C&A Tribes Dedicate Emergency Response Center in Watonga

WATONGA — Officials with the Cheyenne and Arapaho Tribes were in Watonga last Tuesday, Aug. 31, to hold a ribbon-cutting ceremony for a new Emergency Response Center.

Cheyenne and Arapaho Gov. Reggie Wassana was on hand for the ceremony, as was Lt. Gov. Gilbert Miles and Leg. Billie Sutton of Arapaho District 1. According to a Facebook post from the C&A executive office, other speakers included acting planning and development director Casey Peyton and emergency management director Alan Fletcher, who gave the invocation.

"Tribal members Eugene Blackbear, Jr., Kendall Kauley, OT Sankey, Phoenix Whiteshirt and Roger Davis provided the honor and flag songs," the post says. "Both Gov. Wassana and Lt. Gov. Miles are glad the Watonga community continues to have facilities for tribal members and their families."

The night before the ribbon-cutting, Wassana spoke about the role of ERCs during the Watonga Chamber banquet at the tribes' Lucky Star Casino.

"We wanted to do a staging area because, as some of you know, the cities are just full. The ICU wards — you can't fit anybody in," Wassana said at the banquet. So the tribes constructed ERCs in Watonga, Kingfisher, Woodward and Hammon, while also converting community halls in Seiling, Geary, Clinton and Concho for the purpose.
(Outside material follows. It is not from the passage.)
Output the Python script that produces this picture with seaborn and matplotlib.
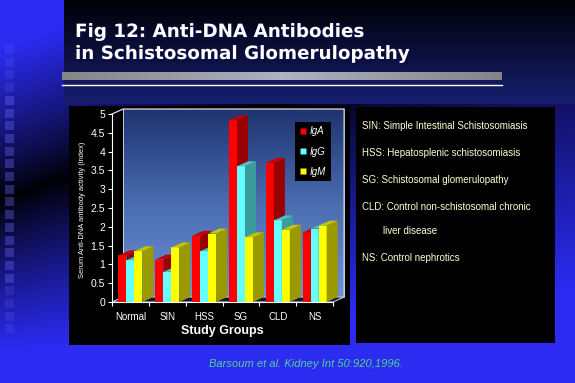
import numpy as np
import pandas as pd
import seaborn as sns
import matplotlib
matplotlib.use("Agg")
import matplotlib.pyplot as plt
from matplotlib.patches import Polygon, Rectangle
from matplotlib.lines import Line2D
import matplotlib.colors as mcolors
import matplotlib.patheffects as pe

# ---------------- data ----------------
groups = ["Normal", "SIN", "HSS", "SG", "CLD", "NS"]
series = ["IgA", "IgG", "IgM"]
iga = [1.24, 1.13, 1.76, 4.83, 3.70, 1.85]
igg = [1.11, 0.80, 1.35, 3.61, 2.17, 1.95]
igm = [1.35, 1.45, 1.82, 1.72, 1.92, 2.03]
yticks = [0, 0.5, 1, 1.5, 2, 2.5, 3, 3.5, 4, 4.5, 5]
ytick_labels = ["0", "0.5", "1", "1.5", "2", "2.5", "3", "3.5", "4", "4.5", "5"]
title_lines = ["Fig 12: Anti-DNA Antibodies", "in Schistosomal Glomerulopathy"]
ylabel = "Serum Anti-DNA antibody activity (index)"
xlabel = "Study Groups"
notes = ["SIN: Simple Intestinal Schistosomiasis",
         "HSS: Hepatosplenic schistosomiasis",
         "SG: Schistosomal glomerulopathy",
         "CLD: Control non-schistosomal chronic",
         "liver disease",
         "NS: Control nephrotics"]
citation = "Barsoum et al. Kidney Int 50:920,1996."

df = pd.DataFrame({
    "group": groups * 3,
    "Ig": sum([[s] * len(groups) for s in series], []),
    "value": iga + igg + igm,
})

front_cols = ["#ff0000", "#66ffff", "#ffff00"]
side_cols = ["#990000", "#3a9c9c", "#9a9a00"]
top_cols = ["#c40000", "#4cc4c4", "#c4c400"]

W, H = 575, 383
fig = plt.figure(figsize=(W / 100, H / 100), dpi=100)

# ---------------- slide background ----------------
bg = fig.add_axes([0, 0, 1, 1])
bg.set_xlim(0, W)
bg.set_ylim(H, 0)
bg.axis("off")

yy, xx = np.mgrid[0:H, 0:W].astype(float)
ridge = 200 - 0.36 * xx
d = yy - ridge
below = 150 + 0.25 * xx
t = np.where(d > 0, d / below, -d / 150.0)
t = np.clip(t, 0, 1) ** 0.9
base = np.array([43, 43, 236]) / 255.0
img = t[..., None] * base[None, None, :]
img = np.clip(img + np.array([0, 0, 0.02]), 0, 1)
bg.imshow(img, extent=(0, W, H, 0), aspect="auto", zorder=0, interpolation="bilinear")

# title panel
tg = np.linspace(0, 1, 100)[:, None]
tcol = np.array([0, 0, 0.02]) * (1 - tg[..., None]) + np.array([0.09, 0.12, 0.44]) * tg[..., None]
tcol = np.repeat(tcol, 10, axis=1)
bg.imshow(tcol, extent=(64, W, 104, 0), aspect="auto", zorder=1, interpolation="bilinear")

# checker squares on left strip
for i, yq in enumerate(np.arange(45, 335, 12.7)):
    a = 0.35 if 3 < i < 19 else 0.18
    bg.add_patch(Rectangle((5, yq), 9, 9, facecolor="#6a6aff", alpha=a, edgecolor="none", zorder=1))

# grey bar + white line
gx = np.linspace(-1, 1, 200)
gv = 1 - np.abs(gx)
gcol = np.array([0.52, 0.52, 0.53])[None, :] * (1 - gv[:, None]) + np.array([0.68, 0.70, 0.76])[None, :] * gv[:, None]
bg.imshow(gcol[None, :, :], extent=(62, 502, 80, 72), aspect="auto", zorder=2)
bg.plot([62, 502], [84.5, 84.5], color="white", lw=1, zorder=2)

# title text
for k, line in enumerate(title_lines):
    bg.text(75, 37 + 22 * k, line, color="white", fontsize=13.2, fontweight="bold",
            family="DejaVu Sans", va="baseline", ha="left", zorder=5,
            path_effects=[pe.SimplePatchShadow(offset=(1.6, -1.6), shadow_rgbFace="#0a0a40", alpha=1),
                          pe.Normal()])

# black boxes
bg.add_patch(Rectangle((69, 106), 281, 239, facecolor="black", edgecolor="none", zorder=2))
bg.add_patch(Rectangle((356, 107), 199, 236, facecolor="black", edgecolor="none", zorder=2))

# notes
note_y = [126, 153, 180, 207, 231, 258]
note_x = [362, 362, 362, 362, 383, 362]
for s, xn, yn in zip(notes, note_x, note_y):
    bg.text(xn, yn, s, color="#ffffcc", fontsize=7, family="Liberation Sans",
            va="center", ha="left", zorder=5)

bg.text(306, 364, citation, color="#4fd48a", fontsize=8, style="italic",
        family="Liberation Sans", va="center", ha="center", zorder=5)

bg.text(82, 210, ylabel, color="white", fontsize=5.4, rotation=90,
        family="Liberation Sans", va="center", ha="center", zorder=5)
bg.text(222, 331, xlabel, color="white", fontsize=9, fontweight="bold",
        family="Liberation Sans", va="center", ha="center", zorder=5)

# ---------------- chart ----------------
ax = fig.add_axes([112 / W, (H - 302) / H, (346 - 112) / W, (302 - 106.5) / H])
ax.patch.set_visible(False)
sns.barplot(data=df, x="group", y="value", hue="Ig", hue_order=series, order=groups,
            palette=front_cols, width=0.65, saturation=1, ax=ax, legend=False,
            edgecolor="none", linewidth=0)
bars = sorted([p for p in ax.patches if isinstance(p, Rectangle)], key=lambda p: p.get_x())

dx, dy = 0.30, 0.133
ax.set_xlim(-0.5, 5.85)
ax.set_ylim(0, 5.2)

# back wall with gradient
wall = np.linspace(0, 1, 256)[:, None]
wcmap = mcolors.LinearSegmentedColormap.from_list("w", ["#6d90d8", "#4a6cb0", "#1e3470"])
ax.imshow(wall[::-1], extent=(-0.5 + dx, 5.5 + dx, dy, 5 + dy), aspect="auto",
          cmap=wcmap, zorder=1, origin="upper")
# floor
ax.add_patch(Polygon([(-0.5, 0), (5.5, 0), (5.5 + dx, dy), (-0.5 + dx, dy)], closed=True,
                     facecolor="#0c1640", edgecolor="#c8c8c8", lw=0.8, zorder=1.5))
# wall outline
ax.plot([-0.5, -0.5 + dx, 5.5 + dx, 5.5 + dx], [5, 5 + dy, 5 + dy, dy],
        color="#e0e0e0", lw=0.9, zorder=1.6, clip_on=False)
ax.plot([-0.5 + dx, -0.5 + dx], [dy, 5 + dy], color="#e0e0e0", lw=0.6, zorder=1.6)

# 3D faces for bars
for rank, p in enumerate(bars):
    x0 = p.get_x()
    w = p.get_width()
    h = p.get_height()
    fc = mcolors.to_hex(p.get_facecolor())
    idx = [c.lower() for c in front_cols].index(fc.lower())
    z = 3 + rank * 0.01
    p.set_zorder(z)
    x1 = x0 + w
    side = Polygon([(x1, 0), (x1 + dx, dy), (x1 + dx, h + dy), (x1, h)], closed=True,
                   facecolor=side_cols[idx], edgecolor="none", zorder=z)
    top = Polygon([(x0, h), (x1, h), (x1 + dx, h + dy), (x0 + dx, h + dy)], closed=True,
                  facecolor=top_cols[idx], edgecolor="none", zorder=z)
    ax.add_patch(side)
    ax.add_patch(top)

ax.set_xlim(-0.5, 5.85)
ax.set_ylim(0, 5.2)

for s in ["top", "right"]:
    ax.spines[s].set_visible(False)
ax.spines["left"].set_bounds(0, 5)
ax.spines["bottom"].set_bounds(-0.5, 5.5)
ax.spines["left"].set_color("white")
ax.spines["bottom"].set_color("white")
ax.spines["left"].set_zorder(2)
ax.spines["bottom"].set_zorder(2)

ax.set_yticks(yticks)
ax.set_yticklabels(ytick_labels, family="Liberation Sans")
ax.set_xticks(range(len(groups)))
ax.set_xticklabels(groups, family="Liberation Sans")
ax.set_xticks(np.arange(-0.5, 5.6, 1), minor=True)
ax.tick_params(axis="y", colors="white", length=3, width=0.8, labelsize=7.5, pad=2)
ax.tick_params(axis="x", which="major", colors="white", length=0, labelsize=7, pad=7)
ax.tick_params(axis="x", which="minor", colors="white", length=3, width=0.8)
ax.set_xlabel("")
ax.set_ylabel("")

# legend
handles = [Line2D([], [], marker="s", linestyle="none", markersize=5,
                  markerfacecolor=c, markeredgecolor="none") for c in front_cols]
leg = fig.legend(handles, series, loc="upper left",
                 bbox_to_anchor=(295 / W, 1 - 122 / H), frameon=True,
                 facecolor="black", edgecolor="none", framealpha=1,
                 handlelength=0.8, handletextpad=0.3, labelspacing=1.05,
                 borderpad=0.45, borderaxespad=0, fancybox=False,
                 prop={"family": "Liberation Sans", "style": "italic", "size": 7})
for txt in leg.get_texts():
    txt.set_color("white")
leg.set_zorder(10)

fig.savefig("out.png", dpi=100)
"We have showers, we have laundry amenities there, we have kitchens," he said. "So if anybody ever has to, if the pandemic gets to that point, we could actually stage them. You would have everything you wanted in there. You could quarantine."

Building the ERCs was made possible with money allocated in federal coronavirus relief bills, Wassana said.

The Watonga ERC is located just east of Lucky Star Casino.